Lets go, I woke up early for somereason and it must have been the world telling me "a new matttt video is up bro" lol
"every bit as legitimate as a newspaper cartoonist" is also a good description of frank miller in the 2020s, ironically.
I think Marvel and DC are struggling with graphic novels because the access is challenged. DC's Compact Edition sold really well, or at least we were told that, because the price point is low, and are available all over the place. Marvel, I believe, is catching up to DC, but the issue of accessibility still exists. You have to be comfortable with researching comics, how they're numbered, and what runs lead into each other, etc.
new matttt video !!!
and i just got my new bong this is a perfect Saturday morning
honestly would love a Dave pilkey video, feel like his story would be perfect for the channel
I can see a pattern in these success stories in your videos, and it involves a couple being together since young age for decades, who kept supporting each and their dream through difficulties, refusing to compromise with the status quo, and eventually shaping the reality of the business to their will instead of the other way around.
Are you gonna make dedicated Dav Pilkey and Raina Telgemeier episodes? If not, could you?
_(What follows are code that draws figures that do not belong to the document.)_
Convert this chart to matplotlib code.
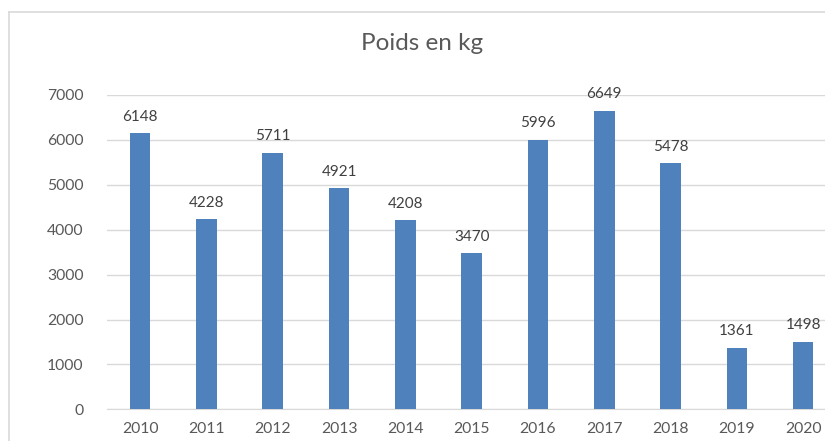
import matplotlib.pyplot as plt
from matplotlib.lines import Line2D

years = ['2010', '2011', '2012', '2013', '2014', '2015', '2016', '2017', '2018', '2019', '2020']
poids = [6148, 4228, 5711, 4921, 4208, 3470, 5996, 6649, 5478, 1361, 1498]

plt.rcParams['font.family'] = ['Lato', 'DejaVu Sans']
txt = '#595959'
grid = '#D9D9D9'

fig = plt.figure(figsize=(8.25, 4.41), dpi=100)
ax = fig.add_axes([107 / 825, 31.7 / 441, 729.3 / 825, 314.3 / 441])

x = range(len(years))
bars = ax.bar(x, poids, width=0.31, color='#4F81BD', zorder=3)
for xi, v in zip(x, poids):
    ax.annotate(str(v), (xi, v), xytext=(0, 7), textcoords='offset points',
                ha='center', va='bottom', fontsize=11, color='#404040')

ax.set_xlim(-0.5, len(years) - 0.5)
ax.set_ylim(0, 7000)
ax.set_yticks(range(0, 7001, 1000))
ax.set_xticks(list(x))
ax.set_xticklabels(years)
ax.tick_params(axis='both', length=0, labelsize=11.3, labelcolor=txt)
ax.tick_params(axis='y', pad=17)
ax.tick_params(axis='x', pad=9)
ax.grid(axis='y', color=grid, linewidth=1, zorder=0)
for s in ax.spines.values():
    s.set_visible(False)
ax.spines['bottom'].set_visible(True)
ax.spines['bottom'].set_color(grid)

fig.text(422 / 825, 1 - 44 / 441, 'Poids en kg', ha='center', va='center',
         fontsize=17.5, color=txt)

# cadre du graphique (coupe a droite et en bas)
fig.add_artist(Line2D([8.5 / 825, 8.5 / 825], [0, 1 - 12 / 441], color=grid, lw=1.2))
fig.add_artist(Line2D([8.5 / 825, 1], [1 - 12 / 441, 1 - 12 / 441], color=grid, lw=1.2))

fig.savefig('out.png', dpi=100)
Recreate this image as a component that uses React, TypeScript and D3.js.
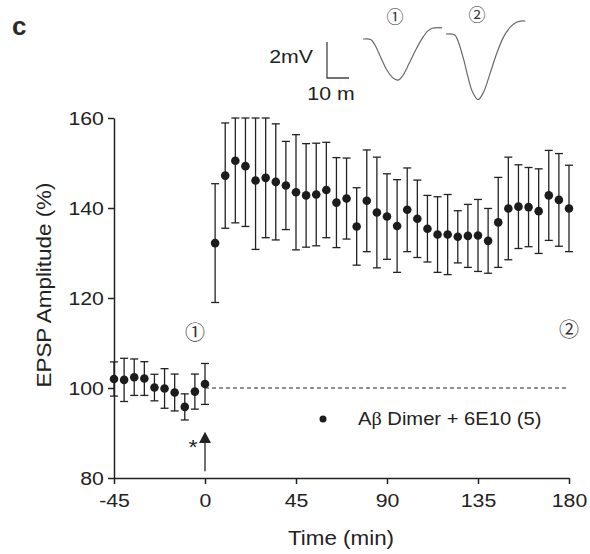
import React, { useEffect, useRef } from "react";
import * as d3 from "d3";

// baseline recordings, -45 .. 0 min
const baseTimes = [-45, -40, -35, -30, -25, -20, -15, -10, -5, 0];
const baseMeans = [102.0, 101.8, 102.4, 102.1, 100.1, 99.9, 99.0, 95.8, 99.2, 100.9];
const baseSems = [3.8, 4.8, 4.05, 3.75, 2.95, 4.4, 4.1, 2.9, 3.9, 4.55];

// after HFS, 5 .. 180 min
const postTimes = [
  5, 10, 15, 20, 25, 30, 35, 40, 45, 50, 55, 60, 65, 70, 75, 80, 85, 90,
  95, 100, 105, 110, 115, 120, 125, 130, 135, 140, 145, 150, 155, 160, 165, 170, 175, 180,
];
const postMeans = [
  132.2, 147.2, 150.5, 149.3, 146.1, 146.7, 145.8, 145.0, 143.5, 142.8, 143.0, 144.0,
  141.2, 142.1, 135.9, 141.6, 139.0, 138.1, 136.0, 139.6, 137.6, 135.4, 134.1, 134.1,
  133.6, 133.8, 133.9, 132.7, 136.8, 139.9, 140.3, 140.2, 139.3, 142.8, 141.8, 139.9,
];
const postSems = [
  13.2, 11.7, 13.8, 13.4, 15.3, 13.3, 12.9, 9.8, 12.8, 11.5, 11.4, 10.6,
  10.0, 9.0, 8.6, 11.3, 12.3, 9.5, 10.3, 9.3, 8.6, 7.4, 8.4, 8.9,
  5.8, 7.0, 8.0, 7.2, 10.0, 11.4, 9.3, 8.8, 9.4, 10.0, 10.3, 9.6,
];

const xTicks = [-45, 0, 45, 90, 135, 180];
const yTicks = [80, 100, 120, 140, 160];
const legendLabel = " Dimer + 6E10 (5)";

// example EPSP traces (ms, mV relative to start)
const trace1Ms = [0, 3.5, 5.5, 8, 11, 14, 16, 18, 21, 24, 27, 29.5, 31.5, 36];
const trace1mV = [0, -0.03, -0.35, -1.0, -1.75, -2.2, -2.28, -2.05, -1.35, -0.6, 0.05, 0.45, 0.6, 0.62];
const trace2Ms = [0, 4, 5.5, 8, 10, 12, 14.5, 17, 20, 23, 26, 29, 32, 34, 36];
const trace2mV = [0, -0.05, -0.4, -1.4, -2.4, -3.2, -3.65, -3.25, -2.2, -1.1, -0.2, 0.35, 0.65, 0.72, 0.72];

const W = 590;
const H = 554;
const FONT = "'Liberation Sans', Arial, Helvetica, sans-serif";
const INK = "#222";
const SX = 1.12; // scanned type is a bit wider than Arial

export default function App() {
  const ref = useRef<SVGSVGElement>(null);

  useEffect(() => {
    const svg = d3.select(ref.current);
    svg.selectAll("*").remove();

    const x = d3.scaleLinear().domain([-45, 180]).range([114, 569]);
    const y = d3.scaleLinear().domain([80, 160]).range([478, 118]);

    const label = (tx, ty, str, size, anchor = "start", extra = "") =>
      svg.append("text")
        .attr("transform", `translate(${tx},${ty}) ${extra} scale(${SX},1)`)
        .attr("text-anchor", anchor)
        .attr("font-family", FONT)
        .attr("font-size", size)
        .attr("fill", INK)
        .text(str);

    // axes
    const gx = svg.append("g")
      .attr("transform", `translate(0,${y(80)})`)
      .call(d3.axisBottom(x).tickValues(xTicks).tickSize(6).tickSizeOuter(0).tickPadding(10).tickFormat(d => String(d)));
    const gy = svg.append("g")
      .attr("transform", `translate(${x(-45)},0)`)
      .call(d3.axisLeft(y).tickValues(yTicks).tickSize(6).tickSizeOuter(0).tickPadding(3).tickFormat(d => String(d)));

    [gx, gy].forEach(g => {
      g.select(".domain").attr("stroke", INK).attr("stroke-width", 1.5);
      g.selectAll(".tick line").attr("stroke", INK).attr("stroke-width", 1.5);
      g.selectAll(".tick text")
        .attr("font-family", FONT)
        .attr("font-size", 19)
        .attr("fill", INK)
        .attr("transform", `scale(${SX},1)`);
    });

    label(341, 545, "Time (min)", 20, "middle");
    label(51, 285, "EPSP Amplitude (%)", 20, "middle", "rotate(-90)");

    // dashed baseline
    svg.append("line")
      .attr("x1", x(0)).attr("x2", x(180))
      .attr("y1", y(100)).attr("y2", y(100))
      .attr("stroke", INK).attr("stroke-width", 1)
      .attr("stroke-dasharray", "4,3");

    const data = [
      ...baseTimes.map((t, i) => ({ t, m: baseMeans[i], s: baseSems[i] })),
      ...postTimes.map((t, i) => ({ t, m: postMeans[i], s: postSems[i] })),
    ];

    const bars = svg.append("g").attr("stroke", INK).attr("stroke-width", 1.3);
    data.forEach(d => {
      const top = y(Math.min(d.m + d.s, 160));
      const bot = y(d.m - d.s);
      const cx = x(d.t);
      bars.append("line").attr("x1", cx).attr("x2", cx).attr("y1", top).attr("y2", bot);
      bars.append("line").attr("x1", cx - 4).attr("x2", cx + 4).attr("y1", top).attr("y2", top);
      bars.append("line").attr("x1", cx - 4).attr("x2", cx + 4).attr("y1", bot).attr("y2", bot);
    });

    svg.append("g").selectAll("circle")
      .data(data)
      .enter()
      .append("circle")
      .attr("cx", d => x(d.t))
      .attr("cy", d => y(d.m))
      .attr("r", 4.3)
      .attr("fill", "#1c1c1c");

    // HFS arrow at time 0
    svg.append("line")
      .attr("x1", x(0)).attr("x2", x(0))
      .attr("y1", y(81.5)).attr("y2", y(88))
      .attr("stroke", INK).attr("stroke-width", 1.3);
    svg.append("path")
      .attr("d", `M${x(0)},${y(90.3)} L${x(0) + 6},${y(87.8)} L${x(0) - 6},${y(87.8)} Z`)
      .attr("fill", INK);
    label(193, 454, "*", 21, "middle");

    // legend
    svg.append("circle").attr("cx", 323).attr("cy", 419).attr("r", 3.5).attr("fill", "#1c1c1c");
    const lt = label(358, 425, "", 18);
    lt.append("tspan").text("A");
    lt.append("tspan").attr("font-family", "'Liberation Serif', 'DejaVu Serif', serif").text("β");
    lt.append("tspan").text(legendLabel);

    // circled markers
    const circled = (cx, cy, str, size) =>
      svg.append("text")
        .attr("x", cx).attr("y", cy).attr("dy", "0.36em")
        .attr("text-anchor", "middle")
        .attr("font-family", "'Noto Sans CJK JP', 'DejaVu Sans', sans-serif")
        .attr("font-size", size)
        .attr("fill", "#333")
        .text(str);
    circled(195, 333, "①", 20);
    circled(569, 330, "②", 20);
    circled(395, 17, "①", 17);
    circled(477, 15, "②", 17);

    // scale bar and traces
    const ms = d3.scaleLinear().domain([0, 10]).range([0, 22]);
    const mv = d3.scaleLinear().domain([0, 2]).range([0, 36]);
    svg.append("path")
      .attr("d", `M327,42 L327,${42 + mv(2)} L${327 + ms(10)},${42 + mv(2)}`)
      .attr("fill", "none").attr("stroke", "#444").attr("stroke-width", 1.3);
    label(313, 63, "2mV", 19, "end");
    label(331, 100, "10 m", 19, "middle");

    const drawTrace = (ox, oy, tms, tmv) => {
      const line = d3.line<number>()
        .x((_, i) => ox + ms(tms[i]))
        .y(v => oy - mv(v))
        .curve(d3.curveCatmullRom.alpha(0.5));
      svg.append("path")
        .attr("d", line(tmv))
        .attr("fill", "none")
        .attr("stroke", "#6a6a6a")
        .attr("stroke-width", 1.2);
    };
    drawTrace(363, 39, trace1Ms, trace1mV);
    drawTrace(446, 34, trace2Ms, trace2mV);

    // panel letter
    svg.append("text")
      .attr("x", 12).attr("y", 35)
      .attr("font-family", FONT)
      .attr("font-weight", "bold")
      .attr("font-size", 26)
      .attr("fill", "#2a2a2a")
      .text("c");
  }, []);

  return (
    <svg
      ref={ref}
      width={W}
      height={H}
      style={{ position: "absolute", left: 0, top: 0, background: "#fff" }}
    />
  );
}
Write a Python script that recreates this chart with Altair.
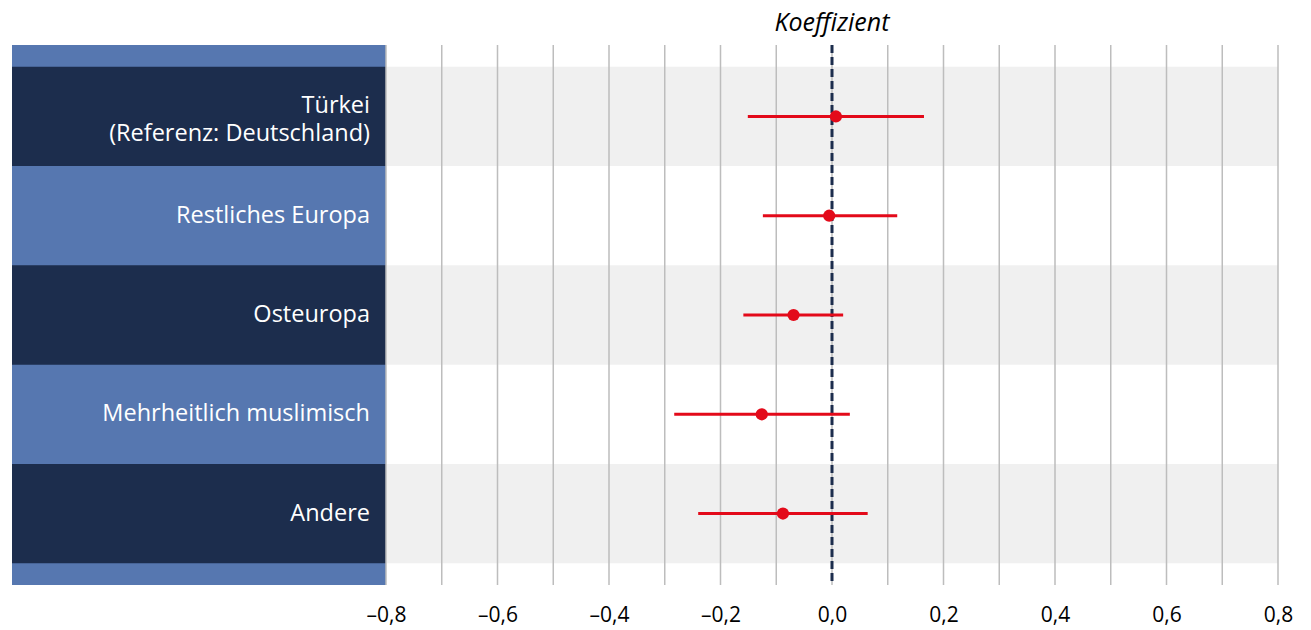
import altair as alt
import pandas as pd

categories = ["Türkei\n(Referenz: Deutschland)", "Restliches Europa", "Osteuropa",
              "Mehrheitlich muslimisch", "Andere"]
coef = [0.007, -0.005, -0.069, -0.126, -0.088]
lower = [-0.151, -0.124, -0.159, -0.283, -0.240]
upper = [0.165, 0.117, 0.020, 0.032, 0.064]
shaded = [True, False, True, False, True]
grid_values = [-0.8, -0.7, -0.6, -0.5, -0.4, -0.3, -0.2, -0.1, 0.0,
               0.1, 0.2, 0.3, 0.4, 0.5, 0.6, 0.7, 0.8]
tick_values = [-0.8, -0.6, -0.4, -0.2, 0.0, 0.2, 0.4, 0.6, 0.8]

NAVY = "#1C2D4D"
LIGHT = "#5677B0"
RED = "#E30A1A"
FONT = "Open Sans"

df = pd.DataFrame({"cat": categories, "coef": coef, "lo": lower, "hi": upper, "shade": shaded,
                   "multi": [("\n" in c) for c in categories]})
grid_df = pd.DataFrame({"g": grid_values})

W, H, LEFT = 892, 540, 374

yenc = alt.Y("cat:N", sort=categories,
             scale=alt.Scale(paddingInner=0, paddingOuter=0.22), axis=None)
xscale = alt.Scale(domain=[-0.8, 0.8], nice=False, zero=False)

label_expr = ("(datum.value < -0.00001 ? '–' : '') + "
              "replace(format(abs(datum.value), '.1f'), '.', ',')")

base = alt.Chart(df)

left_bg = base.mark_rect(color=LIGHT).encode(
    x=alt.value(-LEFT), x2=alt.value(0), y=alt.value(0), y2=alt.value(H)
).transform_filter("datum.cat == 'Andere'")

left_navy = base.transform_filter("datum.shade").mark_rect(color=NAVY).encode(
    x=alt.value(-LEFT), x2=alt.value(0), y=yenc
)

plot_bands = base.transform_filter("datum.shade").mark_rect(color="#F0F0F0").encode(
    x=alt.value(0), x2=alt.value(W), y=yenc
)

grid = alt.Chart(grid_df).mark_rule(color="#BDBDBD", strokeWidth=1.5).encode(
    x=alt.X("g:Q", scale=xscale,
            axis=alt.Axis(values=tick_values, labelExpr=label_expr, grid=False,
                          ticks=False, domain=False, labelFontSize=21,
                          labelFont=FONT, labelColor="#000000", labelPadding=19,
                          labelFlush=False, title=None)),
    y=alt.value(0), y2=alt.value(H)
)

zero = alt.Chart(pd.DataFrame({"z": [0.0]})).mark_rule(
    color=NAVY, strokeWidth=3, strokeDash=[8, 4]
).encode(x=alt.X("z:Q", scale=xscale), y=alt.value(0), y2=alt.value(H))

errbars = base.mark_rule(color=RED, strokeWidth=3).encode(
    x=alt.X("lo:Q", scale=xscale), x2="hi:Q", y=yenc
)

points = base.mark_circle(color=RED, size=150, opacity=1).encode(
    x=alt.X("coef:Q", scale=xscale), y=yenc
)

labels_single = base.transform_filter("!datum.multi").mark_text(
    color="white", align="right", baseline="middle",
    fontSize=23.5, font=FONT).encode(
    x=alt.value(-16), y=yenc, text="cat:N"
)

labels_multi = base.transform_filter("datum.multi").mark_text(
    color="white", align="right", baseline="middle", dy=-10,
    fontSize=23.5, font=FONT, lineBreak="\n", lineHeight=28).encode(
    x=alt.value(-16), y=yenc, text="cat:N"
)

chart = alt.layer(
    left_bg, left_navy, plot_bands, grid, zero, errbars, points,
    labels_single, labels_multi
).properties(
    width=W, height=H,
    title=alt.Title("Koeffizient", fontStyle="italic", fontWeight="normal",
                    fontSize=25, font=FONT, color="#000000", offset=8,
                    anchor="middle"),
    padding={"left": 12, "top": 10, "right": 5, "bottom": 4}
).configure_view(stroke=None)

chart.save("out.html", embed_options={"renderer": "svg", "actions": False})
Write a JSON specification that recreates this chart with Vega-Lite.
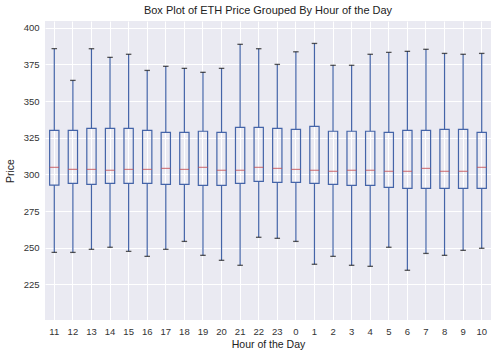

God bless his wife cuz omg it's sooooo hard for an artist to find an understanding mate to help. When it comes to Marvel/DC ...in all honesty those 2 companies are dying and will be a thing of the pass.
U should make a video about Watchman
25:05 Putting the sound of a propeller on a picture of a jet engine is a classic Zucker Brothers trope. If that was the intention, I salute you, sir, as a man of impeccable taste 👌
I love Bone, and when you mention time it really enforces why I prefer the black and white version, somehow when you add color it always slows things down for me. I know the colorist did a good job breaking things up and keeping the integrity of the story telling but for me it still slows down the pace too much for me.
Our (my) interest is video games. This showed up in my feed. It almost brought a tear to my eye. It was so educational. I had no idea any of this happened. My last real look at comics and comic market conditions was in the 90's. Thank you for the exposé. I am so gratified to hear Jeff Smith's tale. And the revolution he has brought. Alan Moore, Frank Miller, and Steve Ditko are my favorites - J
The main reason Marvel and DC don't sell many graphic novel collections of their books is because they sell single issues. Once people read all the single issues then they know the story and since they wait months until they release a 6 issue run as a collected edition, most who wanted to read it have already read the single issues. Most of those collected books like Smile and so fourth only come out as collected editions.
i love your channel
Loved the video to bits, read Bones as a child growing up and I never stopped thinking about it. Hearing about how often it got pitched a show and cancelled just broke my heart.
Btw, seeing calvin even for the briefest second makes me really want a full video on calvin and hobbes!
Bill Waterson is another Ohio legend!
GREAT as always ❤
I picked up the first issue or two before losing track. It was after the collections came that I got fully on board. Then later the complete collection
new video, nice to see
This was incredible! Thank you so much for making it.
So great to hear about the unsung hero(s) of the industry. Glad to see another happy ending for a creator.